Mengenai calon unicorn dari perusahaan teknologi finansial (tekfin), Menteri Komunikasi dan Informatika 2014-2019 itu memperkirakan, salah satu perusahaan tekfin yang akan menjadi unicorn tahun depan itu merupakan bank digital. ”Mereka diuntungkan karena berada dalam ekosistem digital dari aplikasi super,” ujar Rudiantara tanpa menyebutkan identitas bank digital itu.
Meski demikian, Ketua IFSoc Mirza Adityaswara mengingatkan agar perusahaan unicorn itu tidak terlena pada besaran valuasi pasar semata. Mereka harus mulai memperhatikan arus kas perusahaan. Sebab, pada akhirnya hanya perusahaan dengan arus kas positif atau untung saja yang akan dilirik investor.
Menurut data CB Insight, seperti dikutip IFSoc, saat ini ada 8 unicorn asal Indonesia. Jumlah tersebut membawa Indonesia duduk di peringkat kedua negara dengan jumlah unicorn terbanyak di Asia Tenggara.
Delapan unicorn itu adalah GoTo dengan valuasi 18 miliar dollar AS, J&T Express dengan valuasi 7,8 miliar dollar AS, Bukalapak dengan valuasi 3,5 miliar dollar AS, dan Traveloka dengan valuasi 3 miliar dollar AS. Empat unicorn lain adalah OVO dengan valuasi 2,9 miliar dollar AS, OnlinePajak dengan valuasi 1,7 miliar dollar AS, dan Ajaib serta Xendit yang sama-sama mengantongi valuasi 1 miliar dollar AS. Empat perusahaan di antaranya, yakni J&T Express, Online Pajak, Xendit, dan Ajaib baru muncul sebagai unicorn pada 2021.
IFSoc memberi catatan, bukan hanya seputar potensi bisnis para raksasa perusahaan teknologi, melainkan juga bagaimana perkembangan teknologi bisa memberikan manfaat kepada publik.
Anggota Steering Committee IFSoc Hendri Saparini mengatakan, pihaknya mendorong penggunaan tekfin untuk membantu penyaluran bantuan sosial kepada masyarakat. Apalagi, penyaluran bansos masih dihadapkan pada masalah transparansi dan akuntabilitas yang dipicu oleh belum optimalnya pendataan dan sistem distribusi.
”Bila penyaluran bansos ini menggunakan sistem big data, pencatatannya bisa lebih rapi dengan sistem digital. Ini agar bansos tepat sasaran dan sesuai kriterianya,” ujar Hendri yang juga merupakan ekonom senior Center of Reform on Economics (CORE).

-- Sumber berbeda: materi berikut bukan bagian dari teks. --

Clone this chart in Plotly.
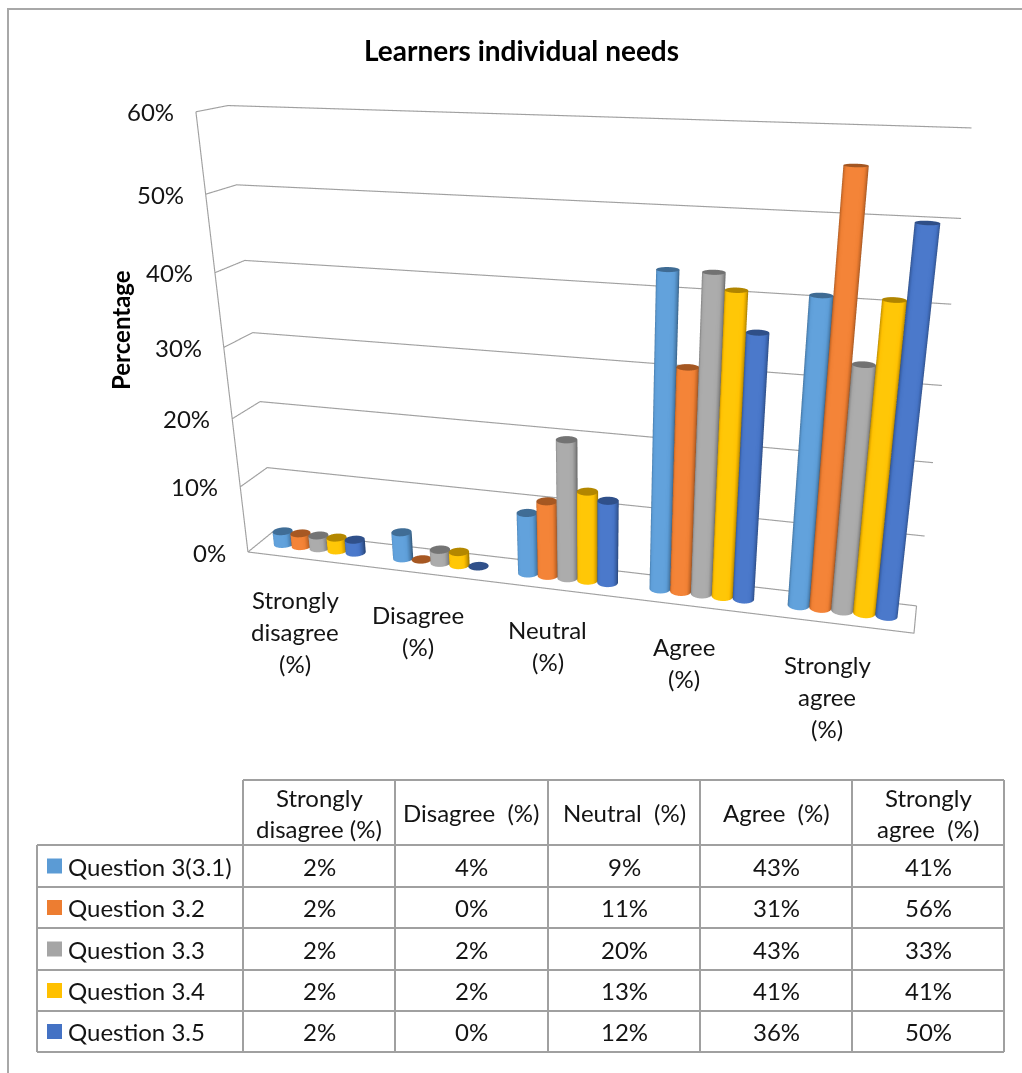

Selain itu, IFSoc juga mendorong tercipta Undang-Undang Perlindungan Data Pribadi (UU PDP). Menurut Rudiantara, pengesahan UU PDP tidak hanya bagaimana meningkatkan perlindungan konsumen, tetapi juga bagaimana menciptakan ekosistem pengelolaan data yang tepat.
”UU itu tidak hanya melindungi konsumen yang memiliki data, tetapi juga menjadi payung hukum bagi perusahaan yang mengelola data nasabah agar (data) dikelola sebagaimana mestinya,” ujar Rudiantara.